§ GOAL OF THE EXERCISE
Only the lines from the one containing "Emit a web page" through the one containing "function pts(t, v)" belong in the answer; copy them exactly and leave out pictures.

§ GIVEN INFORMATION

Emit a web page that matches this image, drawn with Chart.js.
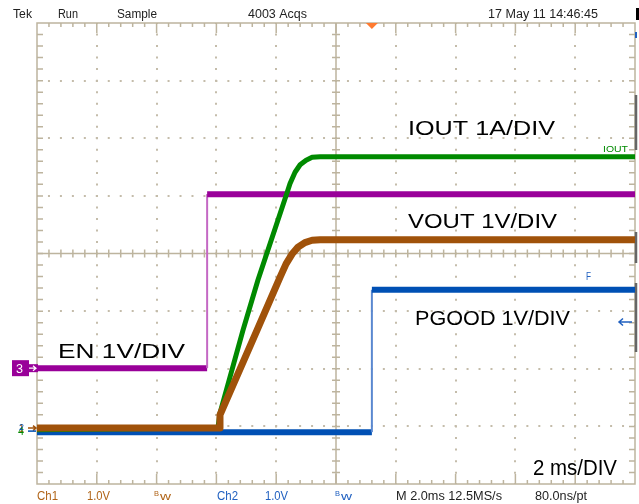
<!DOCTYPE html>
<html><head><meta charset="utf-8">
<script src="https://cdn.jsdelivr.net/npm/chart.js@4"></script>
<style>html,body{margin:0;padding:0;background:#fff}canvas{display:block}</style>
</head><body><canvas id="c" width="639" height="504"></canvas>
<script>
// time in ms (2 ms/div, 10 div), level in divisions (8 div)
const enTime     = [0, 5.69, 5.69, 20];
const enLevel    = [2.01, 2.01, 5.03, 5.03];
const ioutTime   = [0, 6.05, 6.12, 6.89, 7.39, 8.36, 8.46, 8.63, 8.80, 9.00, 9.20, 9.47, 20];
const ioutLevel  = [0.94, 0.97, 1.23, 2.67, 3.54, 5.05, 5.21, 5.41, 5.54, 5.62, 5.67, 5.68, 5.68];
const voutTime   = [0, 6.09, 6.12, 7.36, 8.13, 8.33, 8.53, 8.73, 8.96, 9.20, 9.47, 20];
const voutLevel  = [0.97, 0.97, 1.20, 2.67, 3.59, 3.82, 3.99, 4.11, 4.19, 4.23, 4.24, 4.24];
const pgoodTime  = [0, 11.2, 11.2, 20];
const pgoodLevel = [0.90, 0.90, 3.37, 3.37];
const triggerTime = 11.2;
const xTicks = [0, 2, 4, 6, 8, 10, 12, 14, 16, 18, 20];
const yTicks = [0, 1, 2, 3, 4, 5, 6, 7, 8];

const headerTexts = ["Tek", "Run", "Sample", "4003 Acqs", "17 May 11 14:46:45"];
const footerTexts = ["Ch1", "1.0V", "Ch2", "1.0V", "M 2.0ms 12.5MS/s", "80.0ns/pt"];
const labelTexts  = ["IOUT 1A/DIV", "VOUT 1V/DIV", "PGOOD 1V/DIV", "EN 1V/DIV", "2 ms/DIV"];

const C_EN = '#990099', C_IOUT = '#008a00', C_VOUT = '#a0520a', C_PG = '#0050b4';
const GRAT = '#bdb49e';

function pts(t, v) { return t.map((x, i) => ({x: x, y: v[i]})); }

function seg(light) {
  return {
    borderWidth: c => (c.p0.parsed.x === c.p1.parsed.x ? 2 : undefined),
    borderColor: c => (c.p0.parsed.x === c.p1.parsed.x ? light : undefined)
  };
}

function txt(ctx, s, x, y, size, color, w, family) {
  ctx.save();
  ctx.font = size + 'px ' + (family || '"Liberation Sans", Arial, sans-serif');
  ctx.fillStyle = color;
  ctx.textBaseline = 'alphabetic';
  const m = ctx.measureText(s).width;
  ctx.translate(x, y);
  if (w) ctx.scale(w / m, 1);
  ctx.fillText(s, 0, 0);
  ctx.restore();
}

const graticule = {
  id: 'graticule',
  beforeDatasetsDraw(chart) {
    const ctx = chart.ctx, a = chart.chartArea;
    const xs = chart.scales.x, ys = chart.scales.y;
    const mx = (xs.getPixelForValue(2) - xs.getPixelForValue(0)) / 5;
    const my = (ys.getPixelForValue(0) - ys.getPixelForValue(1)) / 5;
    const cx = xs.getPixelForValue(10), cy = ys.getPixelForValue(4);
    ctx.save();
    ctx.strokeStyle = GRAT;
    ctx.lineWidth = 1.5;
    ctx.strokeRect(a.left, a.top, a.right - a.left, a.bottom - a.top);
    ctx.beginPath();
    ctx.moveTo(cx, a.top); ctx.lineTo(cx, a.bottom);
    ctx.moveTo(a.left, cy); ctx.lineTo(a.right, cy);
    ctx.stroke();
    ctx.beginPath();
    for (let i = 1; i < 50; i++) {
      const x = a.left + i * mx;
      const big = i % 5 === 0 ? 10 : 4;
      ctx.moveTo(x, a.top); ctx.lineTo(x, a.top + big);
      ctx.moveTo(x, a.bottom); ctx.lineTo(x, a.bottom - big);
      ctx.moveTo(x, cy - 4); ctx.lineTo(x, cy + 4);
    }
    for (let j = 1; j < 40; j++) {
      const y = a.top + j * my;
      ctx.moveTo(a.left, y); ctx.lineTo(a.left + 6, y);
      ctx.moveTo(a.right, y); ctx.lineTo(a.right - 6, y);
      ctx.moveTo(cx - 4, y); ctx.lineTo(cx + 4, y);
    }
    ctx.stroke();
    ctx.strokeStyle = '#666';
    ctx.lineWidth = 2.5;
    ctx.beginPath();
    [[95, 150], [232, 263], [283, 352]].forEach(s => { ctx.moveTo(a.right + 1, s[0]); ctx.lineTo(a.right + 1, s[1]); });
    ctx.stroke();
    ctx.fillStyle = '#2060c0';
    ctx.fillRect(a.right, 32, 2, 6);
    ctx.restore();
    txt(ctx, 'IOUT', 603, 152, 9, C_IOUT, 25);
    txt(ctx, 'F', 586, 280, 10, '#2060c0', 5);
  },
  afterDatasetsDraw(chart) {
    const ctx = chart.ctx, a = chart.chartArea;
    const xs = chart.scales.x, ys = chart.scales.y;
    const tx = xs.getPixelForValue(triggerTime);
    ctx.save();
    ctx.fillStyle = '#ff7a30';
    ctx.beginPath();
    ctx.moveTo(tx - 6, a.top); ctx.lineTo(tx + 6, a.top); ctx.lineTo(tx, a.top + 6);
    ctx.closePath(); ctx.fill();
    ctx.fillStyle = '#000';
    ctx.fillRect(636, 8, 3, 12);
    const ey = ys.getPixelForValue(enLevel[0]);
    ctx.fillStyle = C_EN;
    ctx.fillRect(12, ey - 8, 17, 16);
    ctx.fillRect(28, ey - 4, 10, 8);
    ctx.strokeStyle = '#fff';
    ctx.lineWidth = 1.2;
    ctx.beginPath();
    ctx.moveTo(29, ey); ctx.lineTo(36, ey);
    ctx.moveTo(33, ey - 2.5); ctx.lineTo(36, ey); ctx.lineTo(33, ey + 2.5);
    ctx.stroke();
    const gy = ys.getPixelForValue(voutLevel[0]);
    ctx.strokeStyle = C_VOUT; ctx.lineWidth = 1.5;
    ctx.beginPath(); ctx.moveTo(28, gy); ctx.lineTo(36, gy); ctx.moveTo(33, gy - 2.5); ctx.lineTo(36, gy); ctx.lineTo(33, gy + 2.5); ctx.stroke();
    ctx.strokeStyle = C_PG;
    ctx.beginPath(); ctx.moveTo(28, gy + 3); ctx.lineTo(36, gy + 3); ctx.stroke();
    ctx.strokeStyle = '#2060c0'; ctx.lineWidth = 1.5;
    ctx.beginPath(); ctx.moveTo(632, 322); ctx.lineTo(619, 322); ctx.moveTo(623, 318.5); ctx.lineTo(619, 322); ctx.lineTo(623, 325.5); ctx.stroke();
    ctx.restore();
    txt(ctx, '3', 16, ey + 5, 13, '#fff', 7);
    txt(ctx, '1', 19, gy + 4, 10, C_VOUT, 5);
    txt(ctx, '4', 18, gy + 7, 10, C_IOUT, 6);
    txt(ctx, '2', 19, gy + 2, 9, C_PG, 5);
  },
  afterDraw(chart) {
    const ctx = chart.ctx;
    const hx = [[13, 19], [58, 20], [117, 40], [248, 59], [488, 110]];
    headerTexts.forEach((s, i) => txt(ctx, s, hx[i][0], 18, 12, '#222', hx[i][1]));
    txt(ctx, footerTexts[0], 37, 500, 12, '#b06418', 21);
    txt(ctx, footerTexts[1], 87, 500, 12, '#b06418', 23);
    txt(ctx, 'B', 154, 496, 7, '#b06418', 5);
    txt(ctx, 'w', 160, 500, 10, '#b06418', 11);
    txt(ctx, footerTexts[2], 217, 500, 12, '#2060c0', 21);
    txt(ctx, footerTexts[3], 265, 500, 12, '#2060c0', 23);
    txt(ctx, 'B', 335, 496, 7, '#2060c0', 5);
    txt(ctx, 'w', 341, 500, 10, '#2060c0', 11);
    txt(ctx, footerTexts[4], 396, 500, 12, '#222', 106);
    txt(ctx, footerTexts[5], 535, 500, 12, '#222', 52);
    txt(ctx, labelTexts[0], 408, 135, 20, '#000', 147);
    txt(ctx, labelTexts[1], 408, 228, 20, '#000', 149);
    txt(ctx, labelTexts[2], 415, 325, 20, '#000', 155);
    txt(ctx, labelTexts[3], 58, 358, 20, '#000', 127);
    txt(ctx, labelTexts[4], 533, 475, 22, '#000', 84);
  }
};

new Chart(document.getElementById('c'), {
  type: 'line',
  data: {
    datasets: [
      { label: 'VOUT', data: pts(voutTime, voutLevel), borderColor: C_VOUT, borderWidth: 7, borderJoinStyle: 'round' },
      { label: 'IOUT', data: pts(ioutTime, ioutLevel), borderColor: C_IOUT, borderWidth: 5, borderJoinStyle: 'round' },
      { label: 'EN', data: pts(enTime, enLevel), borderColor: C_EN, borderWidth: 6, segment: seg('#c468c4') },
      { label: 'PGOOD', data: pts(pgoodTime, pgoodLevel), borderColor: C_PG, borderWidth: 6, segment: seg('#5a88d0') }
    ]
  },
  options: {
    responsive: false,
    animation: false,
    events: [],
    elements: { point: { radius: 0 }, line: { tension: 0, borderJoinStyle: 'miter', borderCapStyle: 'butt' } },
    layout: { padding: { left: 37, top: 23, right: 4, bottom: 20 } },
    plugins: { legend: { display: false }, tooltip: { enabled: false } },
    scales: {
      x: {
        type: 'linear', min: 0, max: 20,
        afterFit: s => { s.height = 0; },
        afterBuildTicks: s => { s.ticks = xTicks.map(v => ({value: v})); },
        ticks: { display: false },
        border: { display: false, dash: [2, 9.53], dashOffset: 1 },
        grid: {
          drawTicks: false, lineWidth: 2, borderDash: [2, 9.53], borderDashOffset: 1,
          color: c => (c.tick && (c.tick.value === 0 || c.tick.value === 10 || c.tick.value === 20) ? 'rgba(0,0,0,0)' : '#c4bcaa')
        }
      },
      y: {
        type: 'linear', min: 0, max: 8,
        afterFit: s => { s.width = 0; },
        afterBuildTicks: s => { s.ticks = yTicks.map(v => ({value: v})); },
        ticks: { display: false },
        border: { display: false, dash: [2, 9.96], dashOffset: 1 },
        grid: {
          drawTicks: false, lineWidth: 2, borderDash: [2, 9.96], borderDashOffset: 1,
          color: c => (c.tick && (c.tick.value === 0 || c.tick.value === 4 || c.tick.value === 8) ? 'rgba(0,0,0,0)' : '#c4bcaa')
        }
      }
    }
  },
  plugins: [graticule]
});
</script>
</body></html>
* * *
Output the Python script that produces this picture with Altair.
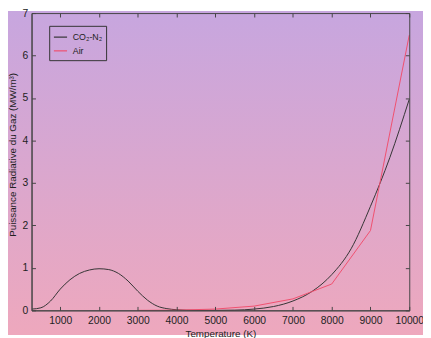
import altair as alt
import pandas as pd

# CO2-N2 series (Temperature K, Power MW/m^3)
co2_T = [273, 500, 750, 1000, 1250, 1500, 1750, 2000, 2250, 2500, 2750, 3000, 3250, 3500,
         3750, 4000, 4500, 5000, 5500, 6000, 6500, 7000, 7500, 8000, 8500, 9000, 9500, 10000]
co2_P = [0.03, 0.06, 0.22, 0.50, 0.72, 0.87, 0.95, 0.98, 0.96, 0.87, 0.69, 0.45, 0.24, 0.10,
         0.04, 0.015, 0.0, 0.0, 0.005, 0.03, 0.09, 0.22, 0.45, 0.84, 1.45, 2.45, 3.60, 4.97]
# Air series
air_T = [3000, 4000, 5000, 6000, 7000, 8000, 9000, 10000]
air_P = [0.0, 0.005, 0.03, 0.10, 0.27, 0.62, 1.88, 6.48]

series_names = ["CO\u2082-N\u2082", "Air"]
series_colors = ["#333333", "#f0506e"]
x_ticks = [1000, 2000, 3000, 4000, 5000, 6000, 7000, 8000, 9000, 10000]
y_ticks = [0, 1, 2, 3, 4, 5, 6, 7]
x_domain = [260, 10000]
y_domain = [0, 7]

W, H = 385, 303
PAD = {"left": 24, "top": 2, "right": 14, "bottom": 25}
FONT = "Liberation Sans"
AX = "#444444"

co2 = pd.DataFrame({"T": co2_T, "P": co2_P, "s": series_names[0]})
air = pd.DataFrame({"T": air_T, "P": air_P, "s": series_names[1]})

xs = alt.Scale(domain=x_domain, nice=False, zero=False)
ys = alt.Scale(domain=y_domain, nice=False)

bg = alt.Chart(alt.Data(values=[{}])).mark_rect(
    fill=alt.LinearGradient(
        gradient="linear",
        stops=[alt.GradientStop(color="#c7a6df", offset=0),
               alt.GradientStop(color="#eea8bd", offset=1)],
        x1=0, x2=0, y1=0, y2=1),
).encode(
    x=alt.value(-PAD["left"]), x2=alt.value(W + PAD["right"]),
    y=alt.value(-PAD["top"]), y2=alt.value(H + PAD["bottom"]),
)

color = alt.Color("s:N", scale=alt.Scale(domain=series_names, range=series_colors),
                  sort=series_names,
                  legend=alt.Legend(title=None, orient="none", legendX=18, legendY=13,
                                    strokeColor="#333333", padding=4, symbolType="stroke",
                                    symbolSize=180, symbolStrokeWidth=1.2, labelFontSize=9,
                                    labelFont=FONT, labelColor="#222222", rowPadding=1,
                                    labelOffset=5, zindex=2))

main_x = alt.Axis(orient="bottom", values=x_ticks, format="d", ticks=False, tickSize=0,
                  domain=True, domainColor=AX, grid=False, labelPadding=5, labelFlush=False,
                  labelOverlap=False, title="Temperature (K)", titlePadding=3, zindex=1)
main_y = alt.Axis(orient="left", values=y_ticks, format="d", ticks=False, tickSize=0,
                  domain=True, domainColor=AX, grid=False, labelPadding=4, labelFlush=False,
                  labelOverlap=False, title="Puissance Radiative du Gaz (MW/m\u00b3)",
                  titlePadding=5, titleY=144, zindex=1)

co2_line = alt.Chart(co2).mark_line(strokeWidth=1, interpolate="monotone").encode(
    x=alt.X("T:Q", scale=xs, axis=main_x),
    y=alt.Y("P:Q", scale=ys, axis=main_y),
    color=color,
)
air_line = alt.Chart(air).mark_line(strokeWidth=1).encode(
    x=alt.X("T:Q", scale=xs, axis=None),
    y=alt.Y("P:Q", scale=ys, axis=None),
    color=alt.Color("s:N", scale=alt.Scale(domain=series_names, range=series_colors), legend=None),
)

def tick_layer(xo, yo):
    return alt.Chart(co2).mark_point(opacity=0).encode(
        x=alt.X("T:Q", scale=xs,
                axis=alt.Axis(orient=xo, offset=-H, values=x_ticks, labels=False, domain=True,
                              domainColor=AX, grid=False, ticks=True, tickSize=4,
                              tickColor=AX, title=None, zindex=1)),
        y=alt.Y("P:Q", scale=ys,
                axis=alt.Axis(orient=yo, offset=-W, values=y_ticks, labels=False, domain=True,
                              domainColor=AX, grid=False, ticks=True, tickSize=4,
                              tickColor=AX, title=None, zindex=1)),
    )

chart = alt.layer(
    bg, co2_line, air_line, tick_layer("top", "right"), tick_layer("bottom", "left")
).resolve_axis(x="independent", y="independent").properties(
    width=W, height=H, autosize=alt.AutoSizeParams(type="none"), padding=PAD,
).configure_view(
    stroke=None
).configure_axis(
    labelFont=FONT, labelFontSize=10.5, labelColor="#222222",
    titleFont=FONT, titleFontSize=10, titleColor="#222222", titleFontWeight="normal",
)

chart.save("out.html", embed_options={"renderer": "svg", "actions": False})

§ OUTPUT BELOW
Emit a web page that matches this image, drawn with Chart.js.
<!DOCTYPE html>
<html><head><meta charset="utf-8">
<script src="https://cdn.jsdelivr.net/npm/chart.js@4"></script>
<style>html,body{margin:0;padding:0;background:#fff}canvas{display:block}</style>
</head><body><canvas id="c" width="639" height="504"></canvas>
<script>
// time in ms (2 ms/div, 10 div), level in divisions (8 div)
const enTime     = [0, 5.69, 5.69, 20];
const enLevel    = [2.01, 2.01, 5.03, 5.03];
const ioutTime   = [0, 6.05, 6.12, 6.89, 7.39, 8.36, 8.46, 8.63, 8.80, 9.00, 9.20, 9.47, 20];
const ioutLevel  = [0.94, 0.97, 1.23, 2.67, 3.54, 5.05, 5.21, 5.41, 5.54, 5.62, 5.67, 5.68, 5.68];
const voutTime   = [0, 6.09, 6.12, 7.36, 8.13, 8.33, 8.53, 8.73, 8.96, 9.20, 9.47, 20];
const voutLevel  = [0.97, 0.97, 1.20, 2.67, 3.59, 3.82, 3.99, 4.11, 4.19, 4.23, 4.24, 4.24];
const pgoodTime  = [0, 11.2, 11.2, 20];
const pgoodLevel = [0.90, 0.90, 3.37, 3.37];
const triggerTime = 11.2;
const xTicks = [0, 2, 4, 6, 8, 10, 12, 14, 16, 18, 20];
const yTicks = [0, 1, 2, 3, 4, 5, 6, 7, 8];

const headerTexts = ["Tek", "Run", "Sample", "4003 Acqs", "17 May 11 14:46:45"];
const footerTexts = ["Ch1", "1.0V", "Ch2", "1.0V", "M 2.0ms 12.5MS/s", "80.0ns/pt"];
const labelTexts  = ["IOUT 1A/DIV", "VOUT 1V/DIV", "PGOOD 1V/DIV", "EN 1V/DIV", "2 ms/DIV"];

const C_EN = '#990099', C_IOUT = '#008a00', C_VOUT = '#a0520a', C_PG = '#0050b4';
const GRAT = '#bdb49e';

function pts(t, v) { return t.map((x, i) => ({x: x, y: v[i]})); }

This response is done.